Le vignoble que je vois depuis ma fenêtre le matin est hirsute, débordant de rameaux les années un peu plus humides, hérissé d’herbes folles et par endroits je peux voir quelques tâches sur le feuillage dues aux intempéries. Il y a encore quelques années j’aurais pensé : « C’est du travail de cochon » alors qu’aujourd’hui je le trouve beau.
J’ai appris à m’occuper des vignes avant de savoir en tirer du vin. L’idée qu’une grande cuvée se prépare d’abord au vignoble ne m’est donc pas tout à fait étrangère. Il existe pourtant une réelle différence entre ma vision enthousiaste d’apprenti vigneron et celle d’aujourd’hui – enthousiaste mais aguerrie, quant à la tenue du vignoble.
En cultivateur zélé, j’ai commencé par suivre toutes les règles avant de discerner celles auxquelles je voulais déroger. Le progrès ayant de tout temps été associé à l’ordre et à l’organisation, les rudiments de la viticulture allaient bien sûr dans ce sens. Leur principe est d’apporter à la plante ce dont elle a besoin et de tenter d’éliminer tout ce qui peut lui nuire. C’est sans doute ainsi qu’on obtient les raisins les plus sains et un vignoble impeccable. Une approche efficace mais simpliste, qui ne m’a pas longtemps satisfait.
Il semble à la réflexion qu’imposer notre vision de l’ordre à la nature est une erreur, étant donné qu’elle a déjà sa propre organisation et son équilibre complexe. En voulant tout contrôler, on la prive de sa richesse et on limite son expression. Pour ma part j’ai commencé à faire des vins qui me plaisaient lorsque j’ai fini par lâcher prise. Laisser la vie s’installer dans le vignoble : l’herbe, les insectes, puis les plantes autochtones, les champignons… la conversion en bio faisait évidemment partie de cette démarche. Une fois dans l’aventure j’ai dû lui abandonner mes derniers retranchements.
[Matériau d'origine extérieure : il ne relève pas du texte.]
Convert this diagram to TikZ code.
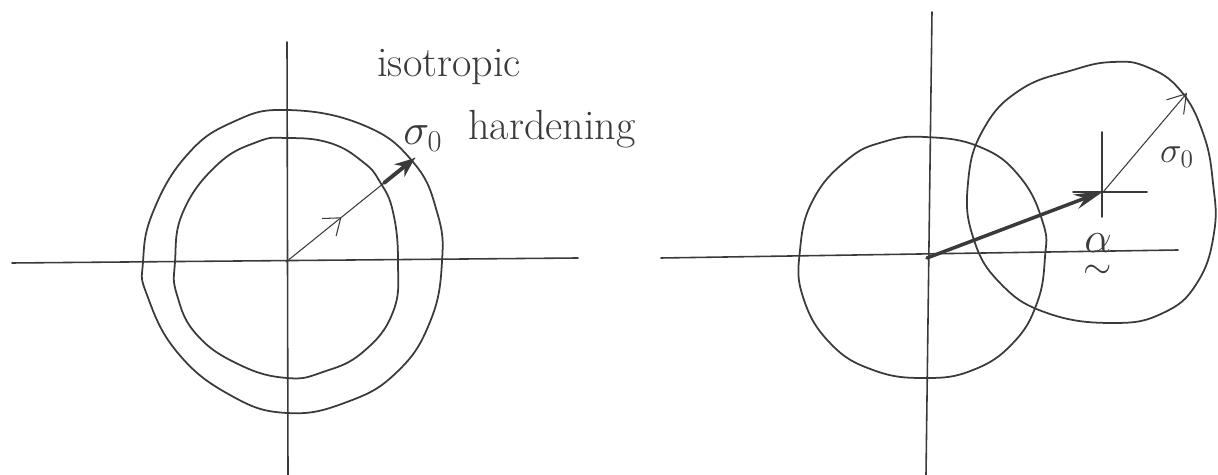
\documentclass[tikz,border=0pt]{standalone}
\usepackage{amsmath}
\usetikzlibrary{arrows.meta,decorations.markings,calc}
\definecolor{ink}{HTML}{3A3A3A}
\tikzset{
  pen/.style={draw=ink, line width=0.9pt, line cap=round, line join=round},
  axis/.style={pen},
  surface/.style={pen, line width=1pt},
  lbl/.style={text=ink, inner sep=0pt, font=\fontsize{24}{28}\selectfont},
}
\begin{document}
\begin{tikzpicture}[x=0.02cm,y=-0.02cm]
\useasboundingbox (0,0) rectangle (1218,475);
\coordinate (O1) at (286,262);
\coordinate (P1) at (415,158);
\coordinate (O2) at (927,258);
\coordinate (C2) at (1104,191);
\coordinate (T2) at (1187,93);
\draw[axis] (12,263) -- (578,258);
\draw[axis] (287,42) -- (288,475);
\draw[surface] plot[smooth cycle, tension=0.75] coordinates {(287,110) (363,125) (413,162) (437,212) (442,262) (430,322) (397,372) (347,402) (287,413) (230,395) (177,352) (147,295) (143,262) (153,212) (187,155) (233,122)};
\draw[surface] plot[smooth cycle, tension=0.75] coordinates {(287,138) (330,143) (363,162) (380,182) (393,212) (398,262) (393,312) (363,352) (323,372) (287,378) (240,365) (197,335) (177,295) (175,262) (183,212) (217,165) (257,142)};
\draw[pen, line width=0.6pt, postaction={decorate}, decoration={markings, mark=at position 0.43 with {\arrow{Straight Barb[length=3mm,width=4.5mm]}}}] (O1) -- (P1);
\draw[pen, line width=2.2pt, -{Stealth[length=4mm,width=3.2mm]}] ($(O1)!0.76!(P1)$) -- (P1);
\node[lbl, anchor=base west] (iso) at (377,77) {isotropic};
\node[lbl, anchor=base west] (hard) at (468,140) {hardening};
\node[lbl, anchor=base west] (s0a) at (403,145) {$\sigma_0$};
\draw[axis] (661,258) -- (1178,250);
\draw[axis] (932,12) -- (926,475);
\draw[surface] plot[smooth cycle, tension=0.75] coordinates {(925,137) (980,147) (1020,177) (1043,223) (1045,257) (1037,303) (1013,343) (973,370) (925,378) (873,370) (830,343) (803,297) (800,250) (813,200) (847,160) (883,142)};
\draw[surface] plot[smooth cycle, tension=0.75] coordinates {(1113,62) (1147,67) (1180,90) (1203,133) (1213,183) (1214,233) (1197,283) (1163,313) (1113,323) (1047,313) (1000,283) (973,237) (968,183) (983,130) (1020,90) (1073,70)};
\draw[axis] (1102,132) -- (1102,217);
\draw[axis] (1073,192) -- (1147,192);
\draw[pen, line width=2pt, -{Stealth[length=6mm,width=3mm]}] (O2) -- (C2);
\draw[pen, line width=0.6pt, -{Straight Barb[length=3.5mm,width=4.5mm]}] (C2) -- (T2);
\node[lbl, font=\fontsize{22}{26}\selectfont] (s0b) at (1177,157) {$\sigma_0$};
\node[lbl, font=\fontsize{30}{34}\selectfont] (alpha) at (1098,258) {$\underset{\sim}{\alpha}$};
\end{tikzpicture}
\end{document}
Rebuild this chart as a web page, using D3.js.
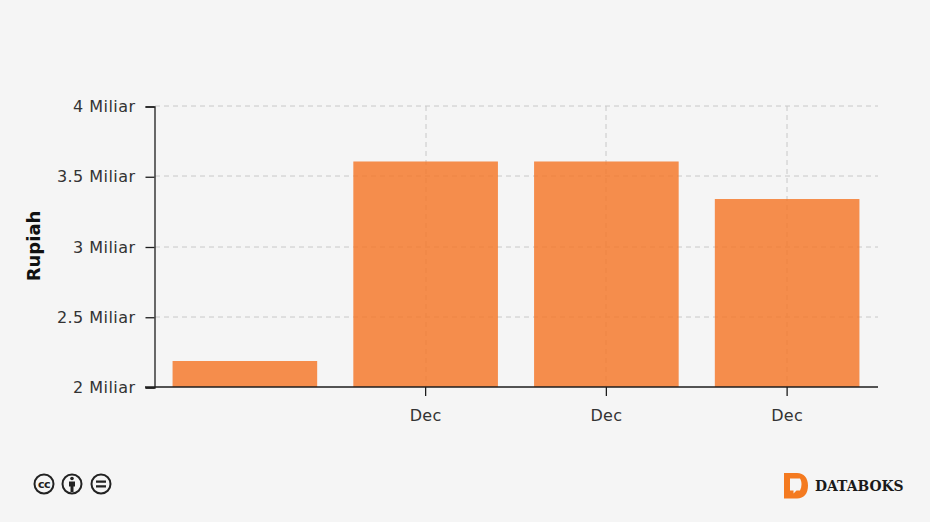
<!DOCTYPE html>
<html><head><meta charset="utf-8">
<script src="https://cdn.jsdelivr.net/npm/d3@7/dist/d3.min.js"></script>
<style>html,body{margin:0;padding:0;background:#f5f5f5}svg{display:block}text{font-family:"DejaVu Sans",sans-serif}</style>
</head><body><svg id="c" width="930" height="522"></svg>
<script>
const categories = ["a", "b", "c", "d"];
const tickLabels = ["", "Dec", "Dec", "Dec"];
const values = [2.185, 3.605, 3.605, 3.338];
const yTicks = [2, 2.5, 3, 3.5, 4];
const yTickLabels = ["2 Miliar", "2.5 Miliar", "3 Miliar", "3.5 Miliar", "4 Miliar"];
const yTitle = "Rupiah";

const svg = d3.select("#c");
const x = d3.scaleBand().domain(categories).range([154.5, 877.5]).paddingInner(0.2).paddingOuter(0.1);
const y = d3.scaleLinear().domain([2, 4]).range([387, 106]);
const dash = "5 4", grid = "#c8c8c8";

// grid
svg.append("g").selectAll("line").data(yTicks.slice(1)).join("line")
  .attr("x1", 155).attr("x2", 878)
  .attr("y1", d => Math.round(y(d))).attr("y2", d => Math.round(y(d)))
  .attr("stroke", grid).attr("stroke-dasharray", dash);
const labelled = categories.filter((c, i) => tickLabels[i]);
svg.append("g").selectAll("line").data(labelled).join("line")
  .attr("x1", d => Math.round(x(d) + x.bandwidth() / 2)).attr("x2", d => Math.round(x(d) + x.bandwidth() / 2))
  .attr("y1", 106).attr("y2", 387)
  .attr("stroke", grid).attr("stroke-dasharray", dash);

// bars
svg.append("g").selectAll("rect").data(values).join("rect")
  .attr("x", (d, i) => x(categories[i])).attr("width", x.bandwidth())
  .attr("y", d => y(d)).attr("height", d => y(2) - y(d))
  .attr("fill", "#f47a2e").attr("fill-opacity", .85);

// y axis
const yAxis = svg.append("g").attr("transform", "translate(154.5,0.5)")
  .call(d3.axisLeft(y).tickValues(yTicks).tickFormat((d, i) => yTickLabels[i]).tickSize(9).tickPadding(10));
yAxis.select(".domain").attr("stroke", "#1c1c1c").attr("stroke-width", 1.3);
yAxis.selectAll(".tick line").attr("stroke", "#1c1c1c").attr("stroke-width", 1.3);
yAxis.selectAll("text").attr("font-size", 16).attr("letter-spacing", 0.45).attr("fill", "#333").style("font-family", '"DejaVu Sans"');

// x axis
const xAxis = svg.append("g").attr("transform", "translate(0,387)")
  .call(d3.axisBottom(x).tickSize(9).tickPadding(14).tickFormat((d, i) => tickLabels[i]));
xAxis.select(".domain").attr("d", "M145,0H878").attr("stroke", "#1c1c1c").attr("stroke-width", 1.5);
xAxis.selectAll(".tick").filter((d, i) => !tickLabels[i]).select("line").remove();
xAxis.selectAll(".tick line").attr("stroke", "#1c1c1c").attr("stroke-width", 1.3);
xAxis.selectAll("text").attr("font-size", 16).attr("letter-spacing", 0.3).attr("fill", "#333").style("font-family", '"DejaVu Sans"');

svg.append("text").attr("transform", "translate(40,246) rotate(-90)").attr("text-anchor", "middle")
  .attr("font-size", 18).attr("font-weight", 700).attr("fill", "#111").text(yTitle);

// licence icons
const icons = svg.append("g").attr("fill", "none").attr("stroke", "#222");
[44, 72, 101].forEach(cx => icons.append("circle").attr("cx", cx).attr("cy", 484).attr("r", 9.5).attr("stroke-width", 2));
svg.append("text").attr("x", 44).attr("y", 488).attr("text-anchor", "middle").attr("font-size", 11).attr("font-weight", 700).attr("letter-spacing", -0.5).attr("fill", "#222").text("cc");
svg.append("circle").attr("cx", 72).attr("cy", 478.5).attr("r", 1.8).attr("fill", "#222");
svg.append("path").attr("d", "M69,481.5h6v5h-1.5v5.5h-3v-5.5h-1.5z").attr("fill", "#222");
svg.append("path").attr("d", "M96,480.5h10v2.2h-10zM96,485.3h10v2.2h-10z").attr("fill", "#222");

// logo
svg.append("path").attr("fill-rule", "evenodd").attr("fill", "#f47a20")
  .attr("d", "M784,473h13c7,0 11,5 11,12.5c0,8 -4,13 -11,13h-13zM790,478.5v12h3.5v3l3,-3h3.5c1,-2 1.5,-4 1.5,-6c0,-2.5 -.5,-4.5 -1.5,-6z");
svg.append("text").attr("x", 815).attr("y", 491).attr("font-size", 13.9).attr("font-weight", 700).attr("fill", "#1a1a1a")
  .style("font-family", '"DejaVu Serif"').text("DATABOKS");
</script></body></html>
Cela ne signifie pas que je ne fais plus rien : je dois au contraire redoubler de vigilance car tout écart aurait des conséquences catastrophiques sur la qualité de la vendange. C’est comme pour un enfant : tandis que tout lui interdire ne l’aidera pas à développer sa personnalité, ne pas s’en occuper serait encore plus néfaste. Êtres humains ou vignes, je suis convaincu que celui qui n’a pas toujours eu ce qu’il voulait a plus de choses à raconter que celui qui n’a connu qu’une vie sans heurt. C’est l’histoire que je cherche à retranscrire dans mes vins.